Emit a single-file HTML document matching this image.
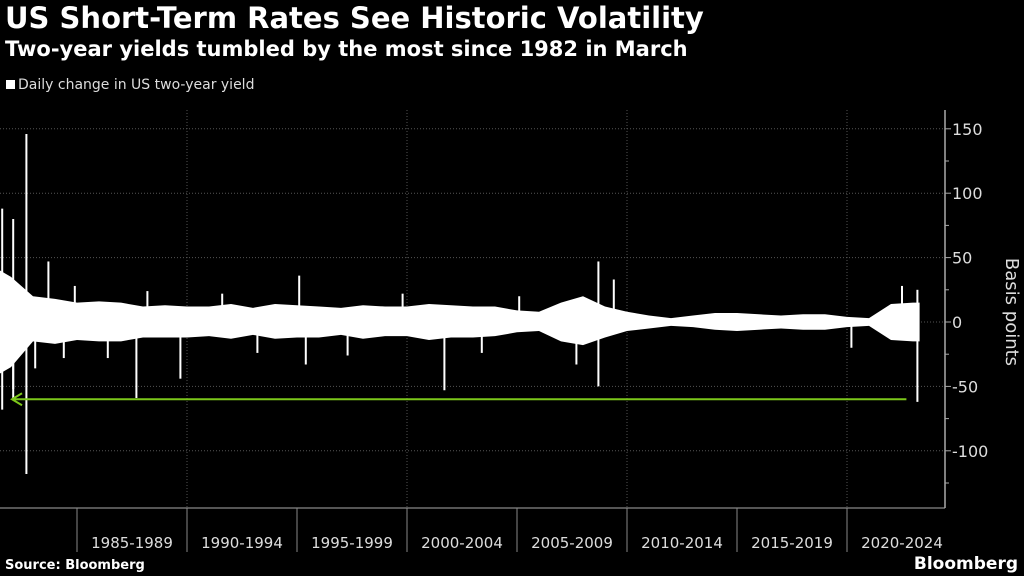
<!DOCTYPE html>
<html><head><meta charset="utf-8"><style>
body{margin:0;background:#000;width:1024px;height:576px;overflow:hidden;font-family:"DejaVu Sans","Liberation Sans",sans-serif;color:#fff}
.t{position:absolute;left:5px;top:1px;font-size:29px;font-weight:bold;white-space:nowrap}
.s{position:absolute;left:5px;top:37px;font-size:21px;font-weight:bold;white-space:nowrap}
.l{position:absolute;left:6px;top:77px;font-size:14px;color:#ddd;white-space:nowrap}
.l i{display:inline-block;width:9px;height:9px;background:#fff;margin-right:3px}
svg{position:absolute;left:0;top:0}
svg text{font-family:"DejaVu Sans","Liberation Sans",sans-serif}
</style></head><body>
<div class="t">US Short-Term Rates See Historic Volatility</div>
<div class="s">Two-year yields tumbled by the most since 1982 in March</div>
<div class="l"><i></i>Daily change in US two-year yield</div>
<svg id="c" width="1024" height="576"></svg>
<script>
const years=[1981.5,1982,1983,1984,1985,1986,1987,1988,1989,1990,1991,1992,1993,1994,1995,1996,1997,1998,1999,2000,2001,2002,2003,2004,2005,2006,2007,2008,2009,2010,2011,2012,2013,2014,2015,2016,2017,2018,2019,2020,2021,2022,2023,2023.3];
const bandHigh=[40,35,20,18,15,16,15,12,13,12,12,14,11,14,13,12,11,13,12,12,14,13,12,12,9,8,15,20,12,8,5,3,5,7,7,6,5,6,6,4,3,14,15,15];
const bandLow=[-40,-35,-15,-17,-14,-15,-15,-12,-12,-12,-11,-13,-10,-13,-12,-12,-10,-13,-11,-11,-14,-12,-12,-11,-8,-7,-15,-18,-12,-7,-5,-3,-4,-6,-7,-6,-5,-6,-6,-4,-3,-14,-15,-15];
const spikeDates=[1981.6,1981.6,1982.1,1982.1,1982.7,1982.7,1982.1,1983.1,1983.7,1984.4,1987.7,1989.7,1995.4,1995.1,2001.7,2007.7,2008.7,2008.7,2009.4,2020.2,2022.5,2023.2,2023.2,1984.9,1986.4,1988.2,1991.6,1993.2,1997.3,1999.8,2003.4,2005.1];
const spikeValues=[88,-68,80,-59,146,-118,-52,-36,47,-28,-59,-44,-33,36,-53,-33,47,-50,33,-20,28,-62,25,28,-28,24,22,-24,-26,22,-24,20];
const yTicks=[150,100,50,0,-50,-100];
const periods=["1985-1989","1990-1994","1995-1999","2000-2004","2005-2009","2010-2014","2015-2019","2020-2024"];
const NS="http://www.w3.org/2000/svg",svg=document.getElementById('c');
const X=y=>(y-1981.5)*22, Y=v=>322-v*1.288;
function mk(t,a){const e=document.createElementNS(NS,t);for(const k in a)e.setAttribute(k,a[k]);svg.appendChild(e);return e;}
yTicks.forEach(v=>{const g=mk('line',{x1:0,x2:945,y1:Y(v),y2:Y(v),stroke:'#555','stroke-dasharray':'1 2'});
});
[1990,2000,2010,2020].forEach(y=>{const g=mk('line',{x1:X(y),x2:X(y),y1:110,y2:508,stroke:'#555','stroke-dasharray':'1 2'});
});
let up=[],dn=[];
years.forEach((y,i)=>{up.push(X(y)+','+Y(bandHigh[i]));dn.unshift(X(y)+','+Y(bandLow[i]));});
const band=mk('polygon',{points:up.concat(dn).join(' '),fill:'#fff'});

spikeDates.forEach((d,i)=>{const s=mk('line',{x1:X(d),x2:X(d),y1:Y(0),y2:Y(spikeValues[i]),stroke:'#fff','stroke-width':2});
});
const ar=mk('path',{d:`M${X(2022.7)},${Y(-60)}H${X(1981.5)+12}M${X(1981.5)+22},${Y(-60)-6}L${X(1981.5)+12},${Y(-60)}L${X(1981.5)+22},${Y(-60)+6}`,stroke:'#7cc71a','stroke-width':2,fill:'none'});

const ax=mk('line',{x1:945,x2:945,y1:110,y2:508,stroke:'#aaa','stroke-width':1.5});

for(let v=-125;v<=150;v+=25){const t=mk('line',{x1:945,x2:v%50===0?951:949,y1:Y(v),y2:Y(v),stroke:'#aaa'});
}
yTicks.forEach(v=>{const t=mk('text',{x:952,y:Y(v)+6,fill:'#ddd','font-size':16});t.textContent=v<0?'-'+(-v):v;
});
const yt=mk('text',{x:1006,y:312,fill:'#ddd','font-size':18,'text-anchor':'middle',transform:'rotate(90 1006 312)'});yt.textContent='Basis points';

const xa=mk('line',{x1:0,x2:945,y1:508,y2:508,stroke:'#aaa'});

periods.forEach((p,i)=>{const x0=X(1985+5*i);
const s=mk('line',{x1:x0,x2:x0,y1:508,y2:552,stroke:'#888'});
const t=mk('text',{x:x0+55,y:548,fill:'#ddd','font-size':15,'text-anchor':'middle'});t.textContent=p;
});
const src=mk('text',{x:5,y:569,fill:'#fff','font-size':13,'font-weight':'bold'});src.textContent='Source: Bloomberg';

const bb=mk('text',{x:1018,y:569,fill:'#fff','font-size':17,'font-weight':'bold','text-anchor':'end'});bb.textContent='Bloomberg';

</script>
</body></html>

----

Write out every line above exactly as it is, leaving out the pictures.

Emit a single-file HTML document matching this image.
<!DOCTYPE html>
<html><head><meta charset="utf-8"><style>
body{margin:0;background:#000;width:1024px;height:576px;overflow:hidden;font-family:"DejaVu Sans","Liberation Sans",sans-serif;color:#fff}
.t{position:absolute;left:5px;top:1px;font-size:29px;font-weight:bold;white-space:nowrap}
.s{position:absolute;left:5px;top:37px;font-size:21px;font-weight:bold;white-space:nowrap}
.l{position:absolute;left:6px;top:77px;font-size:14px;color:#ddd;white-space:nowrap}
.l i{display:inline-block;width:9px;height:9px;background:#fff;margin-right:3px}
svg{position:absolute;left:0;top:0}
svg text{font-family:"DejaVu Sans","Liberation Sans",sans-serif}
</style></head><body>
<div class="t">US Short-Term Rates See Historic Volatility</div>
<div class="s">Two-year yields tumbled by the most since 1982 in March</div>
<div class="l"><i></i>Daily change in US two-year yield</div>
<svg id="c" width="1024" height="576"></svg>
<script>
const years=[1981.5,1982,1983,1984,1985,1986,1987,1988,1989,1990,1991,1992,1993,1994,1995,1996,1997,1998,1999,2000,2001,2002,2003,2004,2005,2006,2007,2008,2009,2010,2011,2012,2013,2014,2015,2016,2017,2018,2019,2020,2021,2022,2023,2023.3];
const bandHigh=[40,35,20,18,15,16,15,12,13,12,12,14,11,14,13,12,11,13,12,12,14,13,12,12,9,8,15,20,12,8,5,3,5,7,7,6,5,6,6,4,3,14,15,15];
const bandLow=[-40,-35,-15,-17,-14,-15,-15,-12,-12,-12,-11,-13,-10,-13,-12,-12,-10,-13,-11,-11,-14,-12,-12,-11,-8,-7,-15,-18,-12,-7,-5,-3,-4,-6,-7,-6,-5,-6,-6,-4,-3,-14,-15,-15];
const spikeDates=[1981.6,1981.6,1982.1,1982.1,1982.7,1982.7,1982.1,1983.1,1983.7,1984.4,1987.7,1989.7,1995.4,1995.1,2001.7,2007.7,2008.7,2008.7,2009.4,2020.2,2022.5,2023.2,2023.2,1984.9,1986.4,1988.2,1991.6,1993.2,1997.3,1999.8,2003.4,2005.1];
const spikeValues=[88,-68,80,-59,146,-118,-52,-36,47,-28,-59,-44,-33,36,-53,-33,47,-50,33,-20,28,-62,25,28,-28,24,22,-24,-26,22,-24,20];
const yTicks=[150,100,50,0,-50,-100];
const periods=["1985-1989","1990-1994","1995-1999","2000-2004","2005-2009","2010-2014","2015-2019","2020-2024"];
const NS="http://www.w3.org/2000/svg",svg=document.getElementById('c');
const X=y=>(y-1981.5)*22, Y=v=>322-v*1.288;
function mk(t,a){const e=document.createElementNS(NS,t);for(const k in a)e.setAttribute(k,a[k]);svg.appendChild(e);return e;}
yTicks.forEach(v=>{const g=mk('line',{x1:0,x2:945,y1:Y(v),y2:Y(v),stroke:'#555','stroke-dasharray':'1 2'});
});
[1990,2000,2010,2020].forEach(y=>{const g=mk('line',{x1:X(y),x2:X(y),y1:110,y2:508,stroke:'#555','stroke-dasharray':'1 2'});
});
let up=[],dn=[];
years.forEach((y,i)=>{up.push(X(y)+','+Y(bandHigh[i]));dn.unshift(X(y)+','+Y(bandLow[i]));});
const band=mk('polygon',{points:up.concat(dn).join(' '),fill:'#fff'});

spikeDates.forEach((d,i)=>{const s=mk('line',{x1:X(d),x2:X(d),y1:Y(0),y2:Y(spikeValues[i]),stroke:'#fff','stroke-width':2});
});
const ar=mk('path',{d:`M${X(2022.7)},${Y(-60)}H${X(1981.5)+12}M${X(1981.5)+22},${Y(-60)-6}L${X(1981.5)+12},${Y(-60)}L${X(1981.5)+22},${Y(-60)+6}`,stroke:'#7cc71a','stroke-width':2,fill:'none'});

const ax=mk('line',{x1:945,x2:945,y1:110,y2:508,stroke:'#aaa','stroke-width':1.5});

for(let v=-125;v<=150;v+=25){const t=mk('line',{x1:945,x2:v%50===0?951:949,y1:Y(v),y2:Y(v),stroke:'#aaa'});
}
yTicks.forEach(v=>{const t=mk('text',{x:952,y:Y(v)+6,fill:'#ddd','font-size':16});t.textContent=v<0?'-'+(-v):v;
});
const yt=mk('text',{x:1006,y:312,fill:'#ddd','font-size':18,'text-anchor':'middle',transform:'rotate(90 1006 312)'});yt.textContent='Basis points';

const xa=mk('line',{x1:0,x2:945,y1:508,y2:508,stroke:'#aaa'});

periods.forEach((p,i)=>{const x0=X(1985+5*i);
const s=mk('line',{x1:x0,x2:x0,y1:508,y2:552,stroke:'#888'});
const t=mk('text',{x:x0+55,y:548,fill:'#ddd','font-size':15,'text-anchor':'middle'});t.textContent=p;
});
const src=mk('text',{x:5,y:569,fill:'#fff','font-size':13,'font-weight':'bold'});src.textContent='Source: Bloomberg';

const bb=mk('text',{x:1018,y:569,fill:'#fff','font-size':17,'font-weight':'bold','text-anchor':'end'});bb.textContent='Bloomberg';

</script>
</body></html>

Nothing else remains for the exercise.